L-aqwa li l-Aqwa fl-Ewropa!

 

My Personal Library (58)

On Wednesday 17 July, Andrea Camilleri passed away. He was perhaps the most prolific and widely-read Italian author of the last 30 years. I had the good fortune of meeting and interviewing him 19 years ago, in his Rome apartment, upon his invitation.

I cannot here do justice to the more than 100 books he wrote and published. But I can make three observations about his work and life.

One. Many readers loved his Montalbano stories for their astute plots and insightful characterisations. I have loved Camilleri for another reason. It is not because Camilleri was highbrow literature – he was not. But his novels and short stories lend the reader – particularly if the reader is young – the vantage point of the old raconteur. Camilleri’s stories are powerful because they are distillations of memories, left to mature in the casks of old-age wisdom. In a society which reduces its old folks to recluses in homes for the elderly, a national grandfather who wants to narrate about his youth through the microphone of the wisdom that comes with old age, has necessarily to become a best-seller. To my mind, Camilleri is more of a sociological than a literary case. Very much like Bud Spencer, who fulfilled the role of father to a number of generations brought up in a fatherless society, a society seemingly made up of sons and daughters of widows. It is not just a matter of feminism. The slow disappearance of the father figure has been observed in literature, starting more or less with the beheading of the French King during the Great Revolution in France. Camilleri seems to me to have been to the Italians, and perhaps even to others, the grandfather they lacked, as everybody locks their elderly away in homes just as everybody entrusts their children to day care centres and nobody has time for family anymore.
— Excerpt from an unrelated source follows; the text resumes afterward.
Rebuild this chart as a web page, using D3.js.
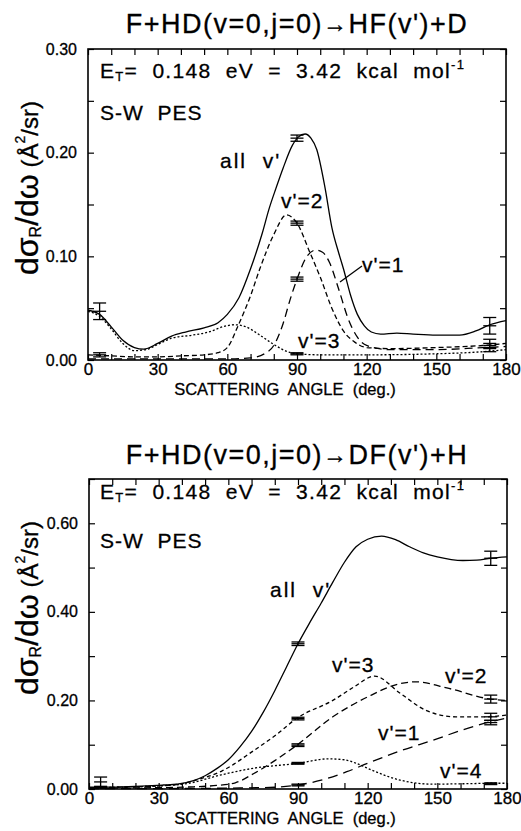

The ongoing attack on the family is dictated by the dominant mode of production, which does not need the family as economic unit to function properly.

Two. Camilleri’s historical novels, all based on or inspired by true historical events, are narrative gems. Style, characterisation, plot are handled in a masterly fashion. The theme is almost always “Sicilianity” –– sicilianità –– and mostly in the context of Sicily as part of something bigger not Sicily taken as an entity separate from any other, a “stand-alone” polity. Take his La mossa del cavallo, a veritable tour de force in psychology, a treatise in strategic thinking. It is the story of a police officer who gets arrested for a murder he was about to report to his colleagues. The central idea of the novel is that the officer was originally Sicilian but his family had moved to Genoa, and he thus needs to rediscover his roots, start thinking again in Sicilian and thus unravel the hidden threads determining his situation. In a sense it is interesting for us Maltese as we think that because we sort of communicate in English, then we sort of participate in the English world. Pure fantasy, needless to say. Then, I found Camilleri’s Il re di Girgenti to be his masterpiece –– the maestro depicts and criticises ideology (and stupidity). Yet, over the years, Camilleri too succumbed to the left-liberal ideology. I found this contradictory. In Il re di Girgenti, he criticises superstitious Christian ideology, but then he himself somewhat gave in to left-liberal ideology.

Three. Camilleri’s success came late in life. He had published his first novel in the 1970s, but made no inroads in the national book market. In the late 1990s, Camilleri benefitted from the same fortune that had shone on the brave Luciano de Crescenzo: he was endorsed by Maurizio Costanzo during his highly popular talk show and from then onward he never looked back. This says a lot about luck and perseverance, in the sense that it is perhaps never too late for Lady Luck to smile at you. Camilleri’s life-story imparts a lesson in hope, in never giving up. Then again, you have to live long enough eventually to reap the fruits of your encounter with the Lady and of your perseverance.